Inclusive Healthcare is Basic Healthcare
What does it mean to provide inclusive, gender-affirming healthcare?
All people, regardless of gender or sexual orientation, have rights that need to be respected and responsibilities that need to be exercised.
-Planned Parenthood Federation of America, Values Statement
What is Gender-Affirming Care?
Gender-affirming care is defined as ideal medical, surgical and mental health services sought by transgender, non-binary and gender non-conforming people.
In addition to the barriers that many people face when seeking healthcare, transgender and non-binary clients have some unique barriers that often go unaddressed. From filling out forms, to the language used in a medical office, to insurance coverage, these clients may find obtaining healthcare more traumatic, difficult, or even impossible.
Everyone’s gender identity is personal. It is critical for healthcare professionals of all ranks to provide services that are inclusive to all people of all gender identities.
What can you do to better provider gender-affirming care?
Don’t be another barrier for people who deserve quality care.
28% of trans and gender non-conforming people have postponed medical care when sick or injured due to discrimination and disrespect.
Here are some important things to consider and changes you can make to be sure you’re providing inclusive healthcare to all:
- Update your forms: Include a space for ‘preferred name’ and ‘preferred pronoun’, and consider having one health history form (instead of separate male and female forms).

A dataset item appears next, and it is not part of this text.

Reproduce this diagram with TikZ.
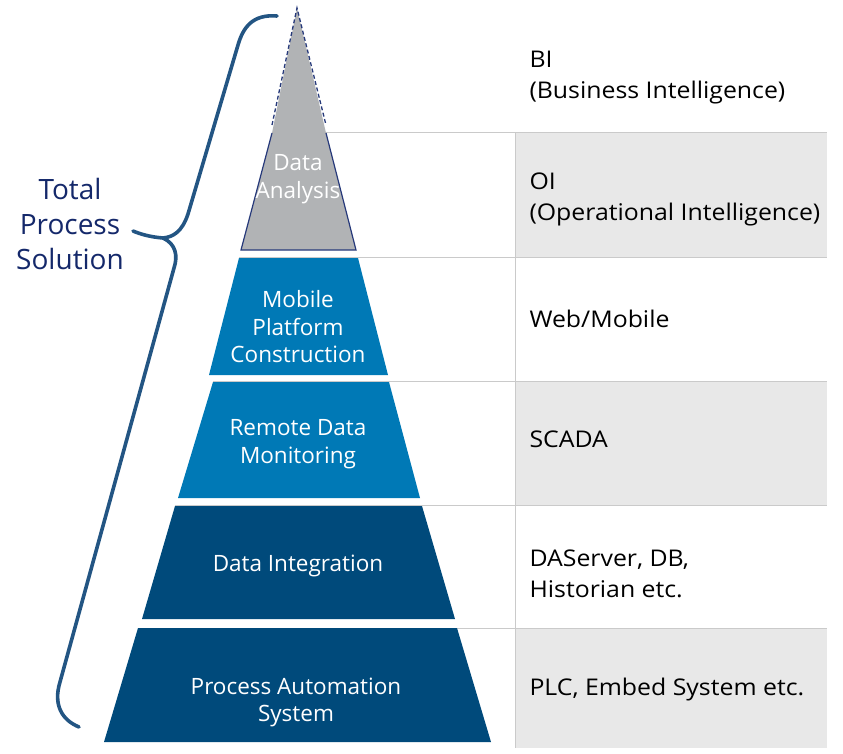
\documentclass[tikz,border=0pt]{standalone}
\usepackage{fontspec}
\setmainfont{Open Sans}
\newfontfamily\sidefont[FakeStretch=1.08]{Open Sans}
\definecolor{rowgray}{HTML}{E8E8E8}
\definecolor{sepgray}{HTML}{CACACA}
\definecolor{peakgray}{HTML}{B1B3B5}
\definecolor{midblue}{HTML}{0079B6}
\definecolor{deepblue}{HTML}{004A7B}
\definecolor{edgenavy}{HTML}{26397A}
\definecolor{bracecol}{HTML}{235583}
\definecolor{titlenavy}{HTML}{14286A}
\begin{document}
\begin{tikzpicture}[x=1pt,y=-1pt,
  sep/.style={draw=sepgray,line width=1pt},
  layertext/.style={text=white,align=center,font=\fontsize{22.5}{27.5}\selectfont},
  sidetext/.style={anchor=west,align=left,text=black,font=\sidefont\fontsize{23}{31}\selectfont},
  titletext/.style={text=titlenavy,align=center,font=\fontsize{28}{35}\selectfont}]
\useasboundingbox (0,0) rectangle (843,754);

% right-hand table: shaded rows, column rule and row rules
\fill[rowgray] (515,133) rectangle (827,257);
\fill[rowgray] (515,381) rectangle (827,505);
\fill[rowgray] (515,628) rectangle (827,748);
\draw[sep] (515,133) -- (515,748);
\draw[sep] (326,133) -- (827,133);
\draw[sep] (239,257) -- (827,257);
\draw[sep] (213,381) -- (827,381);
\draw[sep] (175,505) -- (827,505);
\draw[sep] (138,628) -- (827,628);

% pyramid: grey peak with dashed tip
\fill[peakgray] (297,8) -- (272,133) -- (241,250) -- (356,250) -- (326,133) -- cycle;
\draw[edgenavy,line width=1.3pt,dash pattern=on 4pt off 2.5pt] (272,125) -- (297,8) -- (326,125);
\draw[edgenavy,line width=1.2pt] (272,133) -- (241,250) -- (356,250) -- (326,133);

% pyramid: lower layers
\fill[midblue] (239,258) -- (358,258) -- (388,375) -- (209,375) -- cycle;
\fill[midblue] (213,382) -- (389,382) -- (420,498) -- (178,498) -- cycle;
\fill[deepblue] (175,506) -- (422,506) -- (455,619) -- (142,619) -- cycle;
\fill[deepblue] (138,628) -- (457,628) -- (491,742) -- (104,742) -- cycle;

% layer labels
\node[layertext] (analysis) at (298,179) {Data\\Analysis};
\node[layertext] (mobile) at (298,327) {Mobile\\Platform\\Construction};
\node[layertext] (remote) at (298,444) {Remote Data\\Monitoring};
\node[layertext] (integ) at (298,566) {Data Integration};
\node[layertext] (automation) at (296,702.5) {Process Automation\\System};

% table labels
\node[sidetext] (bi) at (526,78) {BI\\(Business Intelligence)};
\node[sidetext] (oi) at (526,199) {OI\\(Operational Intelligence)};
\node[sidetext] (web) at (526,319) {Web/Mobile};
\node[sidetext] (scada) at (526,439) {SCADA};
\node[sidetext] (daserver) at (526,574) {DAServer, DB,\\Historian etc.};
\node[sidetext] (plc) at (526,690) {PLC, Embed System etc.};

% curly brace spanning the pyramid
\draw[bracecol,line width=3.6pt,line cap=round]
  (277,16) .. controls (252,14) and (243,28) .. (238,45)
  -- (188,214) .. controls (182,232) and (173,237) .. (163,238)
  .. controls (150,237) and (140,234) .. (133,231);
\draw[bracecol,line width=3.6pt,line cap=round]
  (163,238) .. controls (176,244) and (178,256) .. (174,268)
  -- (60,682) .. controls (53,705) and (62,720) .. (79,727);

% brace caption
\node[titletext] (total) at (70,224) {Total\\Process\\Solution};
\end{tikzpicture}
\end{document}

- Make bathrooms unisex: This may seem small, but making the bathrooms unisex can make patients feel more at ease, and removes another gender-strict barrier from their experience.
- Use the proper language: Some patients may be uncomfortable using anatomical language when it comes to their body. For example, the word ‘vagina’ may cause discomfort in patients who do not feel comfortable with that part of their body. In a sensitive way, ask your patients how they prefer to talk about their body and what makes them feel safe.
- Be educated on drug interactions: Some patients may be on hormone therapy regimens. Many providers do not know how certain drugs will interacts with these hormones. Education is key in providing the safest care for your patients.
- Do not assume their sexual orientation: If it is necessary to ask if a patient is sexually active and with whom, please let your patients self-describe. You may also simply ask: “Are you currently sexually active? If so, is it with one or more genders?”
- Understand that they may need services or care that you cannot provide: It could be beneficial to provide pamphlets with LGBTQ and other gender-affirming healthcare providers you can refer them to for specific needs outside your area of practice. This allows you to be as supportive and helpful as possible.
We all have a responsibly to be kind to others—this is one step in the right direction for gender-affirming care.